This week has seen a series of spectacular technology failures on equipment owned by family, friends and clients alike. First comes the invasion of viruses.
I’ve never used free anti-virus software. Never. Ever. I may use the odd freebie alongside something paid for (I sadly use the system resource hungry McAfee, but it’s part of a multi-license with other machines owned by one side of my family (hint: I don’t personally pay for it)).
So, when a friend or family member’s PC becomes infected and they’ve been using the free version of AVG… the downside is that due to being a “little” technically minded I’m asked (or Paul or both of us) to have a look at the very zombified PC.
The main case this week, and the only one we’ve looked at, was Paul’s mum’s machine that was so crawling with crap after having its Norton subscription lapse and having AVG free installed instead… I had to tell Paul we could do nothing for it when the crap that had got into the system wouldn’t let us edit the registry or run any programs even when in Safe Mode. We advised Paul’s mum to have it properly looked at by an expert.
Today it came back. It was virus free and had had most of its data retrieved. It’s having something more potent than a freebie installed on it later this weekend.
A friend has also had their PC come under a similar virus overload these past few days. Thankfully Paul and I won’t have to deal with it.
Mind you, the most annoying part about investigating Paul’s mum’s PC at the weekend was when family members were chirping in on Facebook, “Use AVG-Free, blah, blah.” I sat there thinking about how the damn thing had let the crap in anyway.
And it’s a false economy, spending hundreds on a PC, but not bothering to pay a little each year to protect it. The cost of losing the PC to a virus or having your data mined is more than the renewal of security software each year.

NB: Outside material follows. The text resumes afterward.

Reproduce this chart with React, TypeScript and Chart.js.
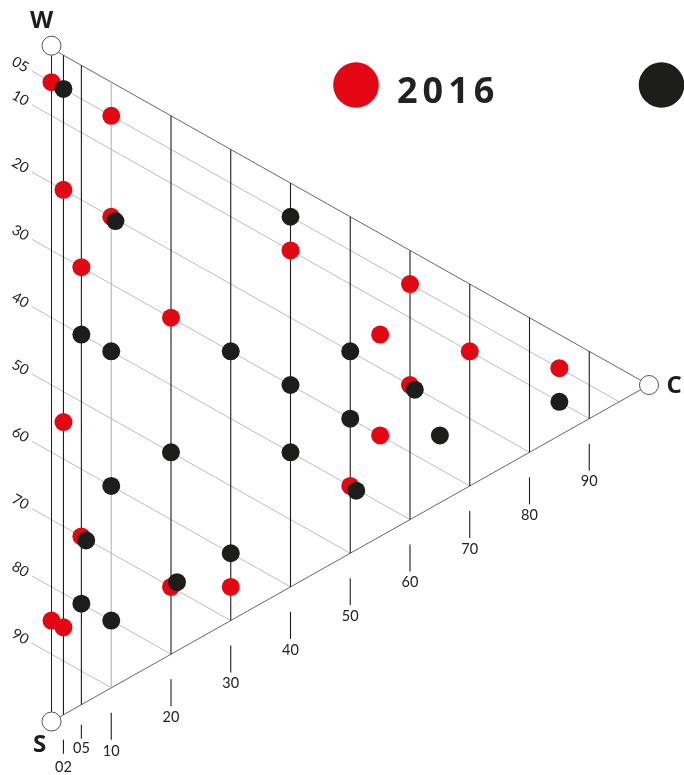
import { useEffect, useRef } from "react";
import { Chart, registerables } from "chart.js";

Chart.register(...registerables);

// Ternary chart: W (top), S (bottom), C (right). Values in percent.
const seriesLabels = ["2016", "2017"];
const seriesColors = ["#e30613", "#1d1d1b"];

// 2016 (red) – C and S shares
const redC = [0, 10, 2, 10, 5, 20, 40, 60, 55, 70, 85, 60, 55, 2, 50, 5, 20, 30, 0, 2];
const redS = [5, 5, 20, 20, 30, 30, 10, 5, 15, 10, 5, 20, 30, 54.5, 40, 70, 70, 65, 85, 85];

// 2017 (black) – C and S shares
const blackC = [2, 10.7, 40, 5, 10, 30, 50, 40, 50, 60.8, 65, 85, 20, 40, 10, 51, 5.8, 30, 21, 5, 10];
const blackS = [5, 20.3, 5, 40, 40, 30, 20, 30, 30, 20.3, 25, 10, 50, 40, 60, 40.2, 70.2, 60, 68.8, 80, 80];

const sGridValues = [5, 10, 20, 30, 40, 50, 60, 70, 80, 90];
const sTickLabels = ["05", "10", "20", "30", "40", "50", "60", "70", "80", "90"];
const cGridValues = [2, 5, 10, 20, 30, 40, 50, 60, 70, 80, 90];
const cTickLabels = ["02", "05", "10", "20", "30", "40", "50", "60", "70", "80", "90"];
const vertexLabels = ["W", "S", "C"];

const toXY = (c: number, s: number) => ({ x: c, y: s + c / 2 });

const LABEL_FONT = '"Lato", "Open Sans", sans-serif';
const BOLD_FONT = '"Open Sans", "Noto Sans", sans-serif';

const ternaryPlugin = {
  id: "ternary",
  beforeDatasetsDraw(chart: any) {
    const { ctx } = chart;
    const xs = chart.scales.x;
    const ys = chart.scales.y;
    const px = (c: number, s: number): [number, number] => [
      xs.getPixelForValue(c),
      ys.getPixelForValue(s + c / 2),
    ];
    ctx.save();
    // constant-S gray lines with labels
    ctx.lineWidth = 1;
    sGridValues.forEach((s, i) => {
      const [x0, y0] = px(0, s);
      const [x1, y1] = px(100 - s, s);
      const slope = (y1 - y0) / (x1 - x0);
      const ext = 19.5;
      const sx = x0 - ext;
      const sy = y0 - ext * slope;
      ctx.strokeStyle = "#bcbcbc";
      ctx.beginPath();
      ctx.moveTo(sx, sy);
      ctx.lineTo(x1, y1);
      ctx.stroke();
      ctx.save();
      ctx.translate(sx, sy);
      ctx.rotate(Math.atan(slope));
      ctx.font = `400 14.5px ${LABEL_FONT}`;
      ctx.fillStyle = "#222";
      ctx.textAlign = "right";
      ctx.textBaseline = "middle";
      ctx.fillText(sTickLabels[i], -5, 0);
      ctx.restore();
    });
    // triangle edges (top and bottom)
    ctx.strokeStyle = "#666";
    ctx.lineWidth = 1;
    let [ax, ay] = px(0, 0);
    let [bx, by] = px(100, 0);
    ctx.beginPath();
    ctx.moveTo(ax, ay);
    ctx.lineTo(bx, by);
    ctx.stroke();
    [ax, ay] = px(0, 100);
    ctx.beginPath();
    ctx.moveTo(ax, ay);
    ctx.lineTo(bx, by);
    ctx.stroke();
    // left edge
    ctx.strokeStyle = "#1d1d1b";
    [ax, ay] = px(0, 0);
    [bx, by] = px(0, 100);
    ctx.beginPath();
    ctx.moveTo(ax, ay - 3);
    ctx.lineTo(bx, by);
    ctx.stroke();
    // constant-C vertical lines + bottom ticks
    cGridValues.forEach((c, i) => {
      const [x0, y0] = px(c, 0);
      const [x1, y1] = px(c, 100 - c);
      ctx.strokeStyle = c === 10 ? "#b5b5b5" : "#1d1d1b";
      ctx.lineWidth = 1.1;
      ctx.beginPath();
      ctx.moveTo(x0, y0);
      ctx.lineTo(x1, y1);
      ctx.stroke();
      const offs = c === 2 ? [25, 39, 53] : c === 5 ? [20, 34, 44] : [25, 52, 63];
      ctx.strokeStyle = "#1d1d1b";
      ctx.beginPath();
      ctx.moveTo(x1, y1 + offs[0]);
      ctx.lineTo(x1, y1 + offs[1]);
      ctx.stroke();
      ctx.font = `400 14.5px ${LABEL_FONT}`;
      ctx.fillStyle = "#222";
      ctx.textAlign = "center";
      ctx.textBaseline = "middle";
      ctx.fillText(cTickLabels[i], x1, y1 + offs[2]);
    });
    ctx.restore();
  },
  afterDatasetsDraw(chart: any) {
    const { ctx } = chart;
    const xs = chart.scales.x;
    const ys = chart.scales.y;
    const px = (c: number, s: number): [number, number] => [
      xs.getPixelForValue(c),
      ys.getPixelForValue(s + c / 2),
    ];
    ctx.save();
    const verts: [number, number][] = [px(0, 0), px(0, 100), px(100, 0)];
    verts[0] = [verts[0][0], verts[0][1] - 2.8];
    verts.forEach(([vx, vy]) => {
      ctx.beginPath();
      ctx.arc(vx, vy, 9.5, 0, Math.PI * 2);
      ctx.fillStyle = "#fff";
      ctx.fill();
      ctx.strokeStyle = "#555";
      ctx.lineWidth = 1;
      ctx.stroke();
    });
    ctx.font = `bold 24px ${BOLD_FONT}`;
    ctx.fillStyle = "#1d1d1b";
    ctx.textBaseline = "middle";
    ctx.textAlign = "center";
    ctx.fillText(vertexLabels[0], verts[0][0] - 10, verts[0][1] - 25);
    ctx.fillText(vertexLabels[1], verts[1][0] - 12, verts[1][1] + 24);
    ctx.textAlign = "left";
    ctx.fillText(vertexLabels[2], verts[2][0] + 17.5, verts[2][1] + 1);

    // legend
    const legendX = [356, 661.5];
    const legendY = 85;
    seriesLabels.forEach((lab, i) => {
      ctx.beginPath();
      ctx.arc(legendX[i], legendY, 22.8, 0, Math.PI * 2);
      ctx.fillStyle = seriesColors[i];
      ctx.fill();
      ctx.font = `bold 36px ${BOLD_FONT}`;
      (ctx as any).letterSpacing = "5px";
      ctx.fillStyle = "#222";
      ctx.textAlign = "left";
      ctx.textBaseline = "alphabetic";
      ctx.fillText(lab, legendX[i] + 41, legendY + 17.5);
    });
    ctx.restore();
  },
};

export default function App() {
  const ref = useRef<HTMLCanvasElement | null>(null);
  useEffect(() => {
    if (!ref.current) return;
    const chart = new Chart(ref.current, {
      type: "scatter",
      data: {
        datasets: [
          {
            label: seriesLabels[0],
            data: redC.map((c, i) => toXY(c, redS[i])),
            backgroundColor: seriesColors[0],
            borderWidth: 0,
            pointRadius: 9,
            order: 2,
            clip: false,
          } as any,
          {
            label: seriesLabels[1],
            data: blackC.map((c, i) => toXY(c, blackS[i])),
            backgroundColor: seriesColors[1],
            borderWidth: 0,
            pointRadius: 9,
            order: 1,
            clip: false,
          } as any,
        ],
      },
      options: {
        animation: false,
        responsive: false,
        maintainAspectRatio: false,
        layout: { padding: { left: 51.5, right: 35, top: 48.5, bottom: 53.5 } },
        scales: {
          x: { type: "linear", min: 0, max: 100, display: false },
          y: { type: "linear", min: 0, max: 100, reverse: true, display: false },
        },
        plugins: {
          legend: { display: false },
          tooltip: { enabled: false },
        },
        events: [],
      },
      plugins: [ternaryPlugin],
    });
    return () => chart.destroy();
  }, []);
  return (
    <div style={{ position: "absolute", left: 0, top: 0, width: 684, height: 775, overflow: "hidden", background: "#fff" }}>
      <canvas ref={ref} width={684} height={775} style={{ display: "block", width: 684, height: 775 }} />
    </div>
  );
}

Finally… a client’s Mac has died. I witnessed its last throws on Monday – it goes on, but won’t go past the OS loading screen and attempts to get it to start in Safe Mode have been unsuccessful.
And whilst in a meeting with the client and another contractor of theirs… the contractor’s Mac Book Pro decided to have a case of failed DVD disc drive – disc stuck in the drive, wouldn’t come out and just kept turning. Having an internally built disc drive, perhaps a bit of a design flaw on the part of Mac Book Pros?
Thankfully, both client and their contractor plan to take their Macs to a professional to have it looked at.
Bad news: I’m installing new security software on an Aunt’s PC tomorrow night and I don’t know if she’s been using the net whilst unprotected… urgh.